In 2007, the festival relocated to Bulli. Held in mid-January over the course of four days, The festival has expanded to present approximately 170 performers on 13 stages. It is one of the largest festivals in Australia run entirely by volunteers.

==Features==
The festival program includes workshops, folk school activities, dance events, poetry sessions and craft stalls. The Music Train brings visitors from Sydney who are serenaded on the journey to Bulli.

The festival incorporates the Illawarra region's multicultural and working-class traditions.

== History ==
The festival is run by the Illawarra Folk Club which formed in 1980 and has had various locations around Wollongong for its concerts, including:
- Coniston Hotel (first venue)
- Wollongong Tennis Club
- Bridge Theatre, Coniston
- Faces On Crown
- Wongawilli Community Hall
- Illawarra Leagues Club
- Illawarra Performing Arts Centre
- Fraternity Club
- Shellharbour Bowling Club
- Kembla Grange Golf Club
- Jamberoo Valley Lodge
- Mount Kembla Hotel
- Lysaghts Bowling Club
- The Ukrainian Club
- City Diggers Wollongong (current main venue)
The Folk Club draws its membership generally from the Illawarra region of New South Wales, Australia. It has presented the Illawarra Folk Festival at Jamberoo from 1985/86-2006 and at Bulli from 2007 to 2020, resuming in 2022. One folk festival was organised in 1985 at Wilton in association with the NSW Folk Federation and Bankstown Folk Club.
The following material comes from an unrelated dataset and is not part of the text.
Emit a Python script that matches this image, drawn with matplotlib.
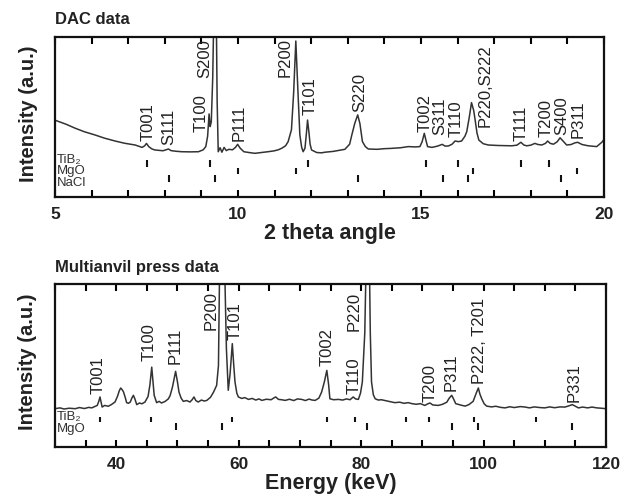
import matplotlib
matplotlib.use("Agg")
import matplotlib.pyplot as plt

plt.rcParams["font.family"] = ["Liberation Sans", "DejaVu Sans"]

# ---- DAC data (2 theta, intensity in % of axis height) ----
dac_x = [5.00, 5.30, 5.55, 5.80, 6.09, 6.35, 6.64, 6.90, 7.19, 7.38, 7.45, 7.50, 7.56,
         7.65, 7.73, 7.95, 8.05, 8.10, 8.17, 8.30, 8.46, 8.70, 8.92, 9.05, 9.12, 9.17,
         9.21, 9.24, 9.27, 9.31, 9.35, 9.40, 9.43, 9.46, 9.51, 9.56, 9.62, 9.68, 9.75,
         9.85, 9.93, 9.99, 10.06, 10.16, 10.30, 10.46, 10.65, 10.82, 10.98, 11.10, 11.19,
         11.30, 11.37, 11.46, 11.52, 11.58, 11.63, 11.69, 11.74, 11.78, 11.83, 11.87, 11.90,
         11.94, 11.97, 12.01, 12.15, 12.28, 12.38, 12.60, 12.92, 13.05, 13.11, 13.19, 13.27,
         13.33, 13.40, 13.48, 13.56, 13.80, 14.00, 14.20, 14.45, 14.65, 14.85, 14.97, 15.03,
         15.09, 15.14, 15.18, 15.30, 15.45, 15.58, 15.66, 15.75, 15.85, 15.93, 16.02, 16.11,
         16.20, 16.25, 16.32, 16.38, 16.44, 16.48, 16.53, 16.58, 16.70, 16.84, 17.10, 17.48,
         17.62, 17.73, 17.81, 17.89, 18.00, 18.11, 18.20, 18.30, 18.40, 18.46, 18.53, 18.62,
         18.72, 18.80, 18.88, 18.98, 19.10, 19.20, 19.28, 19.40, 19.57, 19.80, 19.94, 20.00]
dac_y = [48.0, 45.5, 43.0, 40.8, 38.8, 36.8, 35.0, 33.6, 32.5, 31.0, 32.0, 33.5, 31.5,
         30.0, 29.4, 28.9, 29.6, 30.0, 29.0, 28.6, 28.3, 28.2, 28.3, 29.5, 31.5, 38.0,
         51.9, 44.0, 47.0, 75.0, 130.0, 130.0, 60.0, 28.3, 30.8, 28.0, 31.0, 29.0, 29.8,
         29.5, 31.0, 32.9, 30.5, 28.3, 27.8, 27.3, 27.8, 28.3, 28.8, 29.5, 30.4,
         32.0, 34.6, 42.0, 65.0, 97.5, 70.0, 38.8, 31.0, 28.3, 30.5, 40.0, 48.1,
         40.0, 33.0, 29.4, 27.8, 27.6, 28.0, 28.5, 29.8, 33.0, 38.8, 46.0, 51.3,
         46.0, 34.6, 31.5, 30.0, 29.8, 30.2, 30.4, 30.8, 31.5, 31.3, 31.5, 34.5,
         39.8, 35.0, 31.5, 31.0, 31.8, 32.9, 31.8, 31.9, 33.0, 35.0, 34.6, 35.0,
         38.0, 40.8, 50.0, 59.0, 54.0, 48.0, 40.0, 35.6, 33.3, 32.5, 32.2, 32.0,
         32.4, 34.2, 32.5, 32.0, 32.4, 33.5, 32.8, 32.5, 33.5, 35.0, 33.5, 33.0,
         34.5, 37.0, 35.0, 32.5, 32.8, 33.8, 34.2, 32.8, 32.0, 31.5, 34.2, 36.0]

dac_labels = ["T001", "S111", "T100", "S200", "P111", "P200", "T101", "S220", "T002",
              "S311", "T110", "P220,S222", "T111", "T200", "S400", "P311"]
dac_label_x = [7.55, 8.12, 9.0, 9.1, 10.04, 11.3, 11.96, 13.33, 15.1,
               15.52, 15.96, 16.74, 17.74, 18.41, 18.85, 19.3]
dac_label_y = [35.0, 32.5, 40.8, 74.2, 35.0, 75.2, 51.3, 52.9, 40.8,
               38.8, 37.7, 44.0, 35.0, 37.7, 38.8, 36.7]

dac_tib2 = [7.51, 9.23, 11.91, 15.14, 16.01, 17.73, 18.50]
dac_mgo = [10.0, 11.58, 16.42, 19.26]
dac_nacl = [8.11, 9.37, 13.28, 15.60, 16.28, 18.83]

# ---- Multianvil press data (energy in keV) ----
mav_x = [30.0, 30.8, 31.5, 32.3, 33.3, 34.0, 34.8, 35.5, 36.0, 36.5, 36.9, 37.15, 37.35,
         37.55, 37.7, 38.1, 38.7, 39.2, 39.8, 40.2, 40.5, 40.73, 41.0, 41.2, 41.5, 41.7,
         42.0, 42.3, 42.55, 42.8, 43.05, 43.35, 43.8, 44.2, 44.7, 45.2, 45.5, 45.8, 46.05,
         46.2, 46.6, 47.0, 47.4, 48.0, 48.5, 48.8, 49.2, 49.7, 50.0, 50.25, 50.6, 50.96,
         51.5, 52.05, 52.4, 52.7, 53.0, 53.4, 53.9, 54.4, 54.8, 55.4, 55.9, 56.4, 56.7,
         56.95, 57.6, 58.0, 58.3, 58.6, 58.96, 59.2, 59.4, 59.7, 59.95, 60.5, 61.0, 61.6,
         62.2, 62.8, 63.3, 63.8, 64.5, 65.3, 65.7, 66.05, 66.5, 67.0, 67.6, 68.3, 69.0,
         69.6, 70.3, 70.9, 71.5, 72.0, 72.5, 73.1, 73.55, 74.0, 74.4, 74.7, 74.9, 75.5,
         76.3, 77.0, 77.6, 78.2, 78.7, 79.1, 79.55, 79.9, 80.2, 80.6, 80.9, 81.3, 81.5,
         81.7, 82.0, 82.3, 82.8, 83.3, 83.8, 84.5, 85.5, 86.3, 87.0, 87.7, 88.3, 89.0,
         89.7, 90.4, 90.9, 91.25, 91.7, 92.6, 93.3, 94.0, 94.4, 94.8, 95.1, 95.45, 96.0,
         96.5, 97.0, 97.6, 98.3, 98.8, 99.15, 99.4, 99.7, 100.1, 100.5, 101.3, 102.0,
         102.8, 103.5, 104.3, 105.0, 106.0, 106.8, 107.5, 108.3, 109.2, 110.0, 110.8,
         111.6, 112.5, 113.3, 113.9, 114.5, 115.0, 115.5, 116.2, 117.0, 117.7, 118.5,
         119.2, 120.0]
mav_y = [23.5, 24.0, 23.3, 23.8, 23.5, 24.2, 23.6, 24.3, 24.0, 24.8, 25.5, 28.0, 30.7,
         27.0, 24.5, 25.5, 25.0, 26.0, 27.6, 31.0, 34.5, 36.2, 35.0, 33.7, 30.0, 27.2,
         26.8, 27.6, 30.0, 31.7, 29.5, 26.0, 27.0, 26.5, 27.6, 31.0, 38.0, 49.0, 38.0,
         31.7, 27.2, 28.0, 27.0, 28.0, 29.5, 31.5, 37.0, 46.4, 40.0, 33.7, 30.0, 28.0,
         28.5, 27.6, 29.0, 30.7, 28.5, 27.6, 28.8, 28.2, 28.6, 30.5, 33.7, 37.8, 50.0,
         130.0, 130.0, 60.0, 34.8, 45.0, 63.4, 50.0, 39.9, 33.0, 30.7, 29.8, 30.3, 29.2,
         29.8, 28.8, 29.5, 28.6, 29.3, 29.0, 30.0, 30.7, 29.2, 29.0, 28.6, 29.3, 28.5,
         29.5, 29.2, 28.5, 29.4, 28.8, 28.6, 30.0, 33.7, 40.0, 47.0, 38.0, 29.6, 29.0,
         29.2, 28.8, 29.5, 29.0, 30.7, 29.5, 29.2, 33.0, 39.9, 70.0, 130.0, 130.0, 70.0,
         39.9, 32.0, 29.6, 28.8, 29.0, 28.6, 28.0, 27.2, 27.5, 26.8, 27.2, 26.6, 26.2,
         26.6, 25.5, 26.5, 27.0, 25.8, 25.5, 26.2, 27.5, 30.0, 31.7, 29.5, 26.6, 26.0,
         25.5, 25.1, 26.0, 28.0, 33.0, 36.2, 32.5, 29.6, 26.5, 25.1, 24.6, 25.0,
         24.3, 24.0, 24.7, 24.2, 24.8, 24.5, 24.0, 24.6, 24.2, 24.0, 24.6,
         24.1, 24.6, 24.5, 25.2, 26.0, 25.0, 24.0, 24.5, 24.0, 24.5, 24.0,
         23.8, 23.5]

mav_labels = ["T001", "T100", "P111", "P200", "T101", "T002", "T110", "P220",
              "T200", "P311", "P222, T201", "P331"]
mav_label_x = [37.0, 45.4, 49.7, 55.5, 59.4, 74.4, 78.9, 78.9, 91.25, 94.7, 99.26, 114.8]
mav_label_y = [32.7, 52.6, 51.1, 71.6, 65.5, 49.5, 32.7, 71.0, 27.6, 34.2, 38.8, 27.6]

mav_tib2 = [37.35, 45.7, 58.9, 74.4, 79.0, 87.3, 91.1, 98.4, 108.6]
mav_mgo = [49.7, 57.2, 80.9, 94.9, 99.1, 114.4]

TXT = "#222222"
LINE = "#333333"
PEAK_FS = 12
ROW_FS = 9.5

fig = plt.figure(figsize=(6.22, 4.94), dpi=100)
ax1 = fig.add_axes([55 / 622, 1 - 197 / 494, 549 / 622, 160 / 494])
ax2 = fig.add_axes([55 / 622, 1 - 447 / 494, 551 / 622, 163 / 494])


def style_axes(ax, xmin, xmax, step, label_step, xlabel):
    ax.set_xlim(xmin, xmax)
    ax.set_ylim(0, 100)
    ticks = list(range(xmin, xmax + 1, step))
    ax.set_xticks(ticks)
    ax.set_xticklabels([str(t) if t % label_step == 0 else "" for t in ticks],
                       fontsize=12.5, fontweight="bold", color=TXT)
    ax.tick_params(axis="x", direction="in", top=True, length=5, width=1.5, pad=7)
    ax.set_yticks([])
    for s in ax.spines.values():
        s.set_linewidth(1.6)
        s.set_color("#111111")
    ax.set_xlabel(xlabel, fontsize=15.5, fontweight="bold", color=TXT)
    ax.xaxis.set_label_coords(0.5, -0.225)
    ax.xaxis.label.set_va("center")
    ax.set_ylabel("Intensity (a.u.)", fontsize=14.5, fontweight="bold", color=TXT)
    ax.yaxis.set_label_coords(-27 / 549, 0.52)
    ax.yaxis.label.set_va("center")


# top panel
ax1.plot(dac_x, dac_y, color=LINE, lw=1.1)
for lab, x, y in zip(dac_labels, dac_label_x, dac_label_y):
    ax1.text(x, y, lab, rotation=90, ha="center", va="bottom", fontsize=PEAK_FS, color=TXT)
ax1.vlines(dac_tib2, 19.0, 23.2, color="#111111", lw=1.5)
ax1.vlines(dac_mgo, 14.2, 18.4, color="#111111", lw=1.5)
ax1.vlines(dac_nacl, 9.4, 13.7, color="#111111", lw=1.5)
for lab, y in zip(["TiB₂", "MgO", "NaCl"], [23.3, 16.0, 8.8]):
    ax1.text(5.04, y, lab, fontsize=ROW_FS, color="#333333", va="center", ha="left")
style_axes(ax1, 5, 20, 1, 5, "2 theta angle")
fig.text(55 / 622, 1 - 20 / 494, "DAC data", fontsize=12, fontweight="bold",
         color=TXT, ha="left", va="center")

# bottom panel
ax2.plot(mav_x, mav_y, color=LINE, lw=1.1)
for lab, x, y in zip(mav_labels, mav_label_x, mav_label_y):
    ax2.text(x, y, lab, rotation=90, ha="center", va="bottom", fontsize=PEAK_FS, color=TXT)
ax2.vlines(mav_tib2, 15.3, 18.6, color="#111111", lw=1.5)
ax2.vlines(mav_mgo, 10.2, 14.7, color="#111111", lw=1.5)
for lab, y in zip(["TiB₂", "MgO"], [18.4, 10.9]):
    ax2.text(30.25, y, lab, fontsize=ROW_FS, color="#333333", va="center", ha="left")
style_axes(ax2, 30, 120, 5, 20, "Energy (keV)")
fig.text(55 / 622, 1 - 267 / 494, "Multianvil press data", fontsize=12,
         fontweight="bold", color=TXT, ha="left", va="center")

fig.savefig("out.png", dpi=100)
plt.close(fig)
Club presidents have included:
- Alan Musgrove
- Kevin Baker
- Vince Brophy
- Anne Fox
- Peter Williams
- Peter Kerr
- Roger Fleming
- Russell Hannah

===Illawarra Folk Festival directors have been===
- Chris Cartledge (1986–1990)
- John Harpley (1991–1995)
- David De Santi (1996 to 2009)
- David De Santi (from 2009 as artistic director)
- Neil Rowsell (from 2009 as Project Manager)
- Cody Munroe Moore(from 2022)

===Honorary life members===
- Anne Fox +
- Mairi Petersen
- George Petersen +
- John Harpley
- Marie Harpley
- Dot Roberts
- Henry Roberts +
- Russell Hannah
- Bev Hannah
- David De Santi
- Tania De Santi
- Kevin Baker +
- Tony Foley
- Peter Butler +
- Yvonne Butler
- Graeme Morrison
+ deceased

The club has also organised special folk music related tours over the years:
- 1989 Kuranda National Folk Festival Tour through northern NSW and Queensland
- 1990 Adelaide National Folk Festival Tour via the Grampians, Murray River (houseboats) and the Great Ocean Road
- 1994 Bushranger Tour to central NSW - Forbes, Eugowra, Carcoar
- 2006 Tin Hare Tour to Cowra, Young
- 2009 to 2013 Snowy Mountains of Music Festival

As of 2015, it spawned a fringe festival of activist street brass bands known as HONK! Oz, taking place in the nearby city of Wollongong. A number of bands from this fringe festival were also billed at Illawarra Folk Festival the following week.